Wednesday, April 04, 2007
MovieWatch: "Hot Fuzz"
Director: Edgar Wright
Fien Print Rating (Out of 100): 75
In a Nutshell: The reason why so many of today's cinematic parodies -- your "Scary Movies" and "Date Movies" and "Epic Movies" -- suck isn't actually so surprising: The people making them are inept filmmakers with absolutely no cinematic gifts or affection for the genres they're parodying. That's pretty simple, eh? They have only vapid irony and idiotic contempt for films that must have struck a chord with viewers in the first place, or else they wouldn't have been worth mocking. The reason why "Shaun of the Dead" and the upcoming "Hot Fuzz" are so very good is that the man who directed them, Edgar Wright, is a truly talented artist and so while "Shaun" and "Fuzz" could be easily pigeon-holed as zombie and Michael Bay parodies, they'tr movies that are capable of standing on their own merits not just as comedies, but as frightening gore flicks and glossy action flicks respectively. The only thing that would keep me from making some grand statement about Edgar Wright's gifts is that both of his features *are* feats of mimicry, but I don't doubt for a second that when he gets around to doing more stand-alone films, he'll be able to deliver. It isn't *just* mimicry. It's emulation as well and "Hot Fuzz" shows growth from "Shaun," so it's all encouraging.

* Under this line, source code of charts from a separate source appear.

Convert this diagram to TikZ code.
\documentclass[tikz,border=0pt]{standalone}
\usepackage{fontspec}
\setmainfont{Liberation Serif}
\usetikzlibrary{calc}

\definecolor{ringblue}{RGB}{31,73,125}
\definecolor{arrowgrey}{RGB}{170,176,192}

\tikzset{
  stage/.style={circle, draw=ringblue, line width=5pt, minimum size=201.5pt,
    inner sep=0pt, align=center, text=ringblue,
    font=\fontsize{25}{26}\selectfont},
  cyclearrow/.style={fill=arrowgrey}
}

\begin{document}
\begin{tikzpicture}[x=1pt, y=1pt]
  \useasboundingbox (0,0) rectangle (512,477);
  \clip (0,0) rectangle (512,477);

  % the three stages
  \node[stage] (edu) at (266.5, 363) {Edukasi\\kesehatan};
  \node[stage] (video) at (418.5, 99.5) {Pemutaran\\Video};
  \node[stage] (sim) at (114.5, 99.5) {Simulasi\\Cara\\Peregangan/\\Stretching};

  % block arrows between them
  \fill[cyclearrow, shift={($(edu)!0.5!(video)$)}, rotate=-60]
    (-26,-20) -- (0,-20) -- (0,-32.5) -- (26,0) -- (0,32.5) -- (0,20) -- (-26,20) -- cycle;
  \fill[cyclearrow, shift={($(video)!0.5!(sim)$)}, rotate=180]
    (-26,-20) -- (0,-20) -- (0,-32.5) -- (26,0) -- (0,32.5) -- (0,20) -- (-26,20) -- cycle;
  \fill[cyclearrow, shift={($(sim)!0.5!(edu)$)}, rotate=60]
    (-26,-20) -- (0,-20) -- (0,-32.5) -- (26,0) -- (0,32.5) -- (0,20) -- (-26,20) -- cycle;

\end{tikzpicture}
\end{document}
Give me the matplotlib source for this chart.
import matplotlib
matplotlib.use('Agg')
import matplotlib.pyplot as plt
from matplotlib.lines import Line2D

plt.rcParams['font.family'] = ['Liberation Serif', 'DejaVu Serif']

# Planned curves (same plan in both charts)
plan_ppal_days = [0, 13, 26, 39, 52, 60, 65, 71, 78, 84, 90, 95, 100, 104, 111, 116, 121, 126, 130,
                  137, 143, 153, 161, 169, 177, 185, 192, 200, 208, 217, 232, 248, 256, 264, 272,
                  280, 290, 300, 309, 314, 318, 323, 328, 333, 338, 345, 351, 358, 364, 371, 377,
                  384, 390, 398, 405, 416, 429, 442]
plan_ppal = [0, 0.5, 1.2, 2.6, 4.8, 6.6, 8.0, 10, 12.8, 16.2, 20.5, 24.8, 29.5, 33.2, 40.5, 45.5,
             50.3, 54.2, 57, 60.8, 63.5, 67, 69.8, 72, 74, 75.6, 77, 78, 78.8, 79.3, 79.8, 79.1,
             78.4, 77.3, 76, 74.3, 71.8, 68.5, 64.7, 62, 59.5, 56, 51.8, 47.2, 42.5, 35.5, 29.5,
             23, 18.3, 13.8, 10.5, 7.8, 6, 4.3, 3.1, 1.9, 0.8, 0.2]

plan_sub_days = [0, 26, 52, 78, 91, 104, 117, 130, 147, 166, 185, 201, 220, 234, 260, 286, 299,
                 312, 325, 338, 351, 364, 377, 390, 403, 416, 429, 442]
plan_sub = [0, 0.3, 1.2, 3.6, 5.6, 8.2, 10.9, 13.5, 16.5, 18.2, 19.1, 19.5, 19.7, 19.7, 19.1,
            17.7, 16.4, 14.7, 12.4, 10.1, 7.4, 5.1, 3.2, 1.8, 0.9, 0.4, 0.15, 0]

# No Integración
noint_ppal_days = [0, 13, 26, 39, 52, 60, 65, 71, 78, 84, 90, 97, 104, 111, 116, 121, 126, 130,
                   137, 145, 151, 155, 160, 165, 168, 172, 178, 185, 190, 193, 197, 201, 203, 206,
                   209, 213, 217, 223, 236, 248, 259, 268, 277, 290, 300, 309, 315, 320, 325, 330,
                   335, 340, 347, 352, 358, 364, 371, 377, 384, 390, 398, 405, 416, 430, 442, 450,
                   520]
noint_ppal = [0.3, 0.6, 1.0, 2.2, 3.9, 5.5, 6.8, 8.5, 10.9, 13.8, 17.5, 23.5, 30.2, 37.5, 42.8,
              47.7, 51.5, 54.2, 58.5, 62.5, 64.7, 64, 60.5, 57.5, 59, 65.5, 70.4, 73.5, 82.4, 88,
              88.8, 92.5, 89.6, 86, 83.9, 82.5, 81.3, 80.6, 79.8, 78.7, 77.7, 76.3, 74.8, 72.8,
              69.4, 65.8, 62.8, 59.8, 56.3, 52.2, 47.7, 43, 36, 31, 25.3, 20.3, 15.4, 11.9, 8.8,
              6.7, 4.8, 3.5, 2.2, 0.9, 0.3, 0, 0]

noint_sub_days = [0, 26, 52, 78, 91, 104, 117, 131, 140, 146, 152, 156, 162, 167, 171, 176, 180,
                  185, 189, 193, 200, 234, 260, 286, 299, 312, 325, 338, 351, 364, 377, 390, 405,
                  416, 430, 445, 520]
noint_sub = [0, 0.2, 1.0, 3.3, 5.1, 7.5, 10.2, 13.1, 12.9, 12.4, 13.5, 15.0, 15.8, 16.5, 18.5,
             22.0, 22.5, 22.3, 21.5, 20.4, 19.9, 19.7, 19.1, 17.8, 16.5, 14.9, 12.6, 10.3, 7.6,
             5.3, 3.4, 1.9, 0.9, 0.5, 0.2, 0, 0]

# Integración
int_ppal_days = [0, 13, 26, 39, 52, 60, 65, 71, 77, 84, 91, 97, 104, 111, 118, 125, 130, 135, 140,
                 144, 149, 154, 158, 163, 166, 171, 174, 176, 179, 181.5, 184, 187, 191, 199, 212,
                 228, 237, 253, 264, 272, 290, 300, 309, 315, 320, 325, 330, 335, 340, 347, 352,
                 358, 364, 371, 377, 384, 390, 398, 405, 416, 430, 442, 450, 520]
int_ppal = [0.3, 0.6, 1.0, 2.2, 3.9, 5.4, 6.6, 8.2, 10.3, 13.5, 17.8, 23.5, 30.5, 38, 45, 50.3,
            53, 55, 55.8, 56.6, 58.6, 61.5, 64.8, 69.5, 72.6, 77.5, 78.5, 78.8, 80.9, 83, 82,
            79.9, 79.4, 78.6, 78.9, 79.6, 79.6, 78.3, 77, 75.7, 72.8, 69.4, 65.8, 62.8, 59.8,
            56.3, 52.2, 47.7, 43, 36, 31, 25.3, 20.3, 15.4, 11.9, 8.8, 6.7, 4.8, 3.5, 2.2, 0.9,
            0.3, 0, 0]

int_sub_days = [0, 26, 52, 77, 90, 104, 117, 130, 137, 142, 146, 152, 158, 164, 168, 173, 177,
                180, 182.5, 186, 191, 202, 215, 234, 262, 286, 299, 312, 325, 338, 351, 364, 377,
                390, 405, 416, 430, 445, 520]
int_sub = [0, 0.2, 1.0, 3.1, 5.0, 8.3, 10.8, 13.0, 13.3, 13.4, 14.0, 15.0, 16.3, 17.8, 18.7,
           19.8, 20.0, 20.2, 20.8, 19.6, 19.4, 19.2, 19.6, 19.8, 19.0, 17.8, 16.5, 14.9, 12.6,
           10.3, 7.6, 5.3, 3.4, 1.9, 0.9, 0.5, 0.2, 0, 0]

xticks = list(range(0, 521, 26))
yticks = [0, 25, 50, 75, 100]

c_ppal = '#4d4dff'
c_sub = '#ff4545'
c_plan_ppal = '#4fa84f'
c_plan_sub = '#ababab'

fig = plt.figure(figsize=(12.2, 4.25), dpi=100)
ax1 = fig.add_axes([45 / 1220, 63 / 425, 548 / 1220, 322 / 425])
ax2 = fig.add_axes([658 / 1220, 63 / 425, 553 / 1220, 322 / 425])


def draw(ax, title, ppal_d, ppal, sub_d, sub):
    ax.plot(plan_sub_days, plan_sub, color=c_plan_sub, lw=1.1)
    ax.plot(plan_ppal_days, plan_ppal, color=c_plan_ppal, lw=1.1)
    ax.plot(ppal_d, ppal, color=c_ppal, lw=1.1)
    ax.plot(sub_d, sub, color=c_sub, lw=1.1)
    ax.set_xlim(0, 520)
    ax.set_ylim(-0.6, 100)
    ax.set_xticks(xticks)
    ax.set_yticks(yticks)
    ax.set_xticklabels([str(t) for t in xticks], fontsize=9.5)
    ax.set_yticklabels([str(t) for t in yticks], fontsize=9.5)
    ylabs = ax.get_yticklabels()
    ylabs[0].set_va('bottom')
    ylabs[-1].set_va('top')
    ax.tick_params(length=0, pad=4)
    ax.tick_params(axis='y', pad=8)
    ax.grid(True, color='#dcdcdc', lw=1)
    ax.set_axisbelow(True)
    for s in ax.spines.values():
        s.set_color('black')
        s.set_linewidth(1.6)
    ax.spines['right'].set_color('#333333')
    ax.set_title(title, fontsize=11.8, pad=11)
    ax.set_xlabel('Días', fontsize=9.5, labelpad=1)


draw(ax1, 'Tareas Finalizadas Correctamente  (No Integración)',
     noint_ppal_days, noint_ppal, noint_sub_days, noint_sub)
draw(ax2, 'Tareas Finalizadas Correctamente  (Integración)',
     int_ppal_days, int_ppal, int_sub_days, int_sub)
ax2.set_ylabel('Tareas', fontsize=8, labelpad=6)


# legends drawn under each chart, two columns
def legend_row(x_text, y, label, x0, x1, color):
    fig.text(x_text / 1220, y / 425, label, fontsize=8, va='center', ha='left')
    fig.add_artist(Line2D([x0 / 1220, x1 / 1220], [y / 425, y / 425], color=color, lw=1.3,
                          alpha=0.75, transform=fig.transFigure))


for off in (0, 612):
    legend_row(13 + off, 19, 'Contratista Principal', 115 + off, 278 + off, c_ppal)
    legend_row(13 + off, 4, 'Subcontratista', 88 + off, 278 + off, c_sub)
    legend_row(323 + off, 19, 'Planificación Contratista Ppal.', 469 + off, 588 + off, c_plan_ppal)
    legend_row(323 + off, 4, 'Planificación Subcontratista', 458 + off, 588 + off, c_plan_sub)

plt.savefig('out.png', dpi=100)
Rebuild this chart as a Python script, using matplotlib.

You don't have to have seen "Wicker Man," "Point Break," "Bad Boys 2," "Die Hard," "The Omen" or any of the other literally dozens of movies that get nods in "Hot Fuzz." There's physical comedy (co-star Nick Frost does fat-guy stumbles with the best of them), fun with language (Wright and star/co-writer Simon Pegg have enough throw-away and background jokes for a dozen viewings), a running gag with a goose, grand guignol gore and general foul fun (heh -- and *fowl* fun) aplenty. There are cameos by a daunting assortment of familiar British faces including larger parts for Oscar winner Jim Broadbent and My Favorite Bond Timothy Dalton, both having a ball. But even if you're not being amused (which means your sense of humor is at fault), Wright has taken the Michael Bay playbook and stolen all the best quick-cuts and jarring angles. Edited with precision and wit by Chris Dickens and scored by action veteran David Arnold, "Hot Fuzz" actually has some thrilling action scenes that work on their own and *then* make you laugh.
By my figuring "Hot Fuzz" is at least 10 minutes too long, possibly 15, with the biggest lag coming at around the half-way point. But at 121 minutes, it's still shorter than most of the bloated epics it's lampooning and it's climax is absurdly great. To say that this is the movie "Reno 911! Miami" wanted to be is damning "Hot Fuzz" with less than faint praise. It's the funniest movie I've seen in a long, long time.
Wright has long been attached to the big screen version of Bryan Lee O'Malley's graphic novel franchise "Scott Pilgrim." As much as I love that comic (I'm looking forward to "Scott Pilgrim 4" more than "Harry Potter 7"), I think it's in good hands.